Where We Are

So, let me catch you up to where we are, this Memorial Day Weekend of 2006.

Current projects: Cob cottage is getting tiled on the ground floor. We dreamed of doing adobe-floor but since we live in it Terri decided that it was too difficult to execute. Tiling, we can do bits by bits. It’s about 15% filed, I’d say.

We also have a solar water heater that’s giving us some grief. One of the pumps, a brand new one I must add, is being erratic. My wife took it apart but can’t figure out what’s going on. The solar water heater also needs a batch water tank in order for it to actually do what we want it to do. If anyone has an old water heater that they can give us for free, please let us know! It doesn’t have to work, though it can’t be leaking.

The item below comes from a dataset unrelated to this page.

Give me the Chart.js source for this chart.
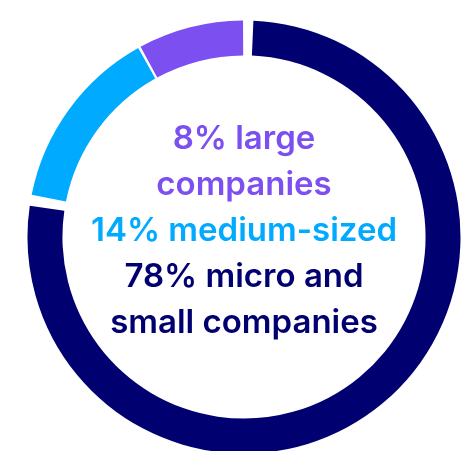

The stawbale house is fully framed and this weekend I worked on closing up one of the gable ends. The north side. The north side the over hang is very short, mainly because it’s designed to have an add-on later to that side. Now we are not sure if we’ll ever build that wing. In any case, I purchased OSBs to close up the gable ends. I also put layers of tar paper so that the water will not go in. I also repaired damges to the tar paper on the roof. The roof is not finished — it has decking and all, just needs roofing. But my wife couldn’t decide whether to do metal roofing or shingles, and we didn’t know where the money is going to come from. So it’s been sitting there just with OSB decking covered by tar paper. Bad news, I know, as tar paper easily rips when strong wind blows. It’s quite a patch work already.

I also took down all the hornets’ nests from the two cottages. All 12 of them! I got stung once. I feel bad for the bees, but my wife is allergic to bee sting. We can’t coexist. Sorry.

We have a loft inside the cob house, and that’s where we all sleep. Since my wife’s pregnant she’s getting uncomfortable sleeping on our futons (which we just lay on our wooden floor, the Japanese style). So last night we hang her secret weapon — her Mayan cotton hammock. Thanks to this hammock, my wife slept soundly all the way to the birth the last time. But I broke one of our drill bits installing it. I can tell you that I am just about most forgetful and clumsy person I’ve seen. It’s really caused quite a lot of frustration both for myself and for my wife. I am banned from ever touching plumbing, for example.

This week, I’m going to stuff extra straw above the strawbale walls. There’s a space of about 3-4 inches from the top of the strawbale walls and the wooden framing right above it where the walls and the ceiling actually meet. I’m going to stable some burlap on the framing and use it to contain loose straw within the wall framing. I’m planning to get up early and do little bits before I have to come to work.

The goal is to have the strawbale house habitable (notice I didn’t say “finished) by the time my wife gives birth, which is planned some time between Christmas and New Year. I’m hopeful that I can reach that goal, as long as we find financing somewhere.

Starting Up Again

My name is Ari and I am, well, many things. One of which is a one-half of owner-builders of two still-not-finished cottages. One is made with cob, the other one, strawbale.

Let me catch you up to where we are. My wife, Terri, and I met in college (St. Olaf College) in ‘93, at the ripe ol’ age of 19 and 18. We got married in ‘96, then moved down to Austin, Texas in the fall of ‘97. I’m originally from Tokyo, Japan, she from Hudson, Wisconsin.

Now, Terri, being a daughter of a carpenter father and farm-raised mother, has always been an outdoor, nature-oriented person. One day she found a book in the college library about a strawbale house. She thought it the coolest thing, and did more research from there.

After moving to Austin her desire to build a house ourselves got stronger and stronger. From strawbale her research led her to cob, and she finally convinced me to go take a week-long cob workshop from Cob Cottage Company in Oregon in 2000. After that, we looked for a piece of land around Austin and settled on an 8-acre piece near Bastrop, Texas, 30 miles east of Austin in ‘01.

We started on our 200 sq. ft. cob cottage that May, and moved on to the very-much-in-progress cottage in the summer 2002. Our daughter Marie was born in December 2003. We started a second cottage, a strawbale one, in 2005.

And now it’s the summer of 2006. Terri is pregnant again, and our strawbale house is just a shell — we have the foundation, walls (just one layer of plaster on the outside) and roof framing. I’m going to keep a blog on the building process from this point.

Why now, you may ask? Well, there are a couple of things. I am a web designer by trade (with a not-so-secret ambition to be a freelancing musician, but that’s a whole another story) and I always thought it important for us to share our experience. Second, I had actually resigned from all building efforts about 6 months ago. You see, I was quite burned out. While I am proud of what we have done and even prouder of my wife’s initiatives and visions, building (naturally or not) simply isn’t my calling. But with my wife being pregnant and our ever-so-needed second cottage just a shell of what it can be, we decided that it is time for me to come out of my retirement. I am going to finish our house for my wife and my family.

So, I know it’s a journey long-started, but come on board for the rest. I can tell you it’s not always going to be pretty. But it will tell you what it’s like, as honest as I can make it.